4. Shop for more than produce

Depending on where you go, you can stock up on items other than fruits and veggies. Some markets offer everything from meat to seafood to baked goods to wine.

“You have the opportunity to have farm-fresh eggs that are infinitely better-tasting and better for you than supermarket eggs,” Maws said. “There are cool, small, and seasonal cheeses that are fun to try.”

5. Buy a quantity that makes sense

When trying to figure out how much produce to spring for at a farmers market, be realistic, Maws said. Consider how much you’ll actually need for your recipes and how long you can store it for. Items like zucchini, broccoli, and cauliflower will stay in your fridge for about a week, Maws said.

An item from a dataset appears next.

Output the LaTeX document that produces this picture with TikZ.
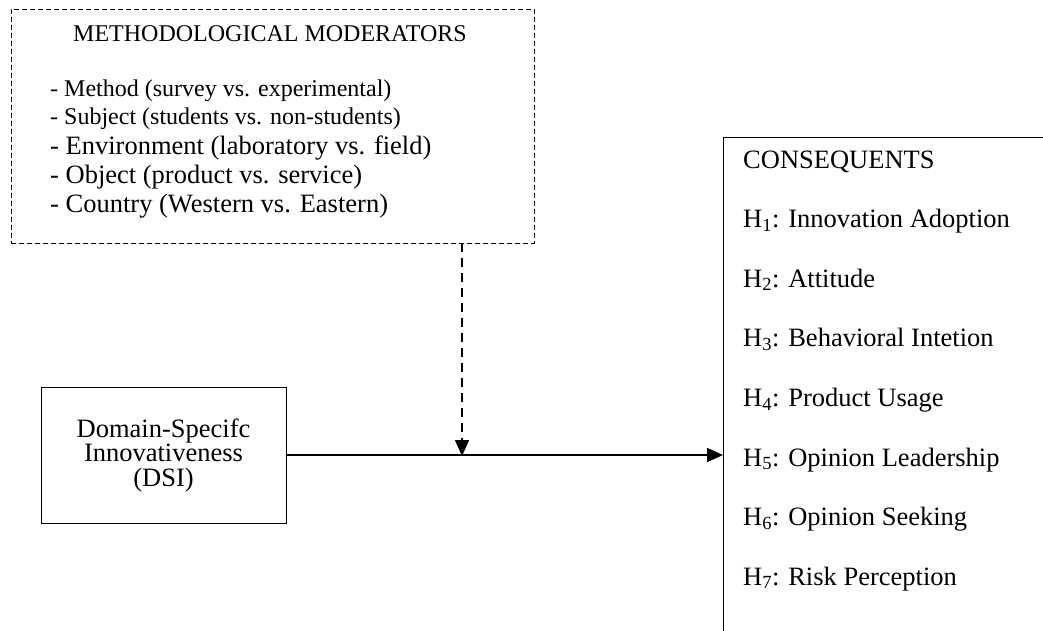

But the leafy greens, “not so much,” he said.

Typically, you should use any leafy greens you buy within three days, he said.


Cucumber and Summer Squash Salad
A recipe you can make with your farmers market bounty, courtesy of Chef Tony Maws

Take this recipe to your local farmers market and try to purchase as many of the ingredients as you can. Remember to be flexible, Maws said. For example, you can use different kinds of cucumbers. This recipe also works well with cherry tomatoes, fresh yellow wax beans, and cauliflower florets, he said.

1 cup Persian cucumbers, sliced
1 cup mixed summer squashes, cut into triangles
1/2 cup radishes, cut into circles
2 tablespoons of sesame seeds, lightly toasted
1/4 cup parsley, chopped
1/4 cup mint, chopped
3 tablespoons of Tahini
1 tablespoon of garlic, minced
1 tablespoon of lemon juice
2 tablespoons of red wine vinegar
3 tablespoons of extra virgin olive oil (EVOO)
1 tablespoon of salt
1 teaspoon of Aleppo chile

To assemble:
Toast the sesame seeds in the oven on a low temperature until they are fragrant and lightly colored. Place all of the ingredients in a bowl and mix gently. You can serve right away or you can chill before serving.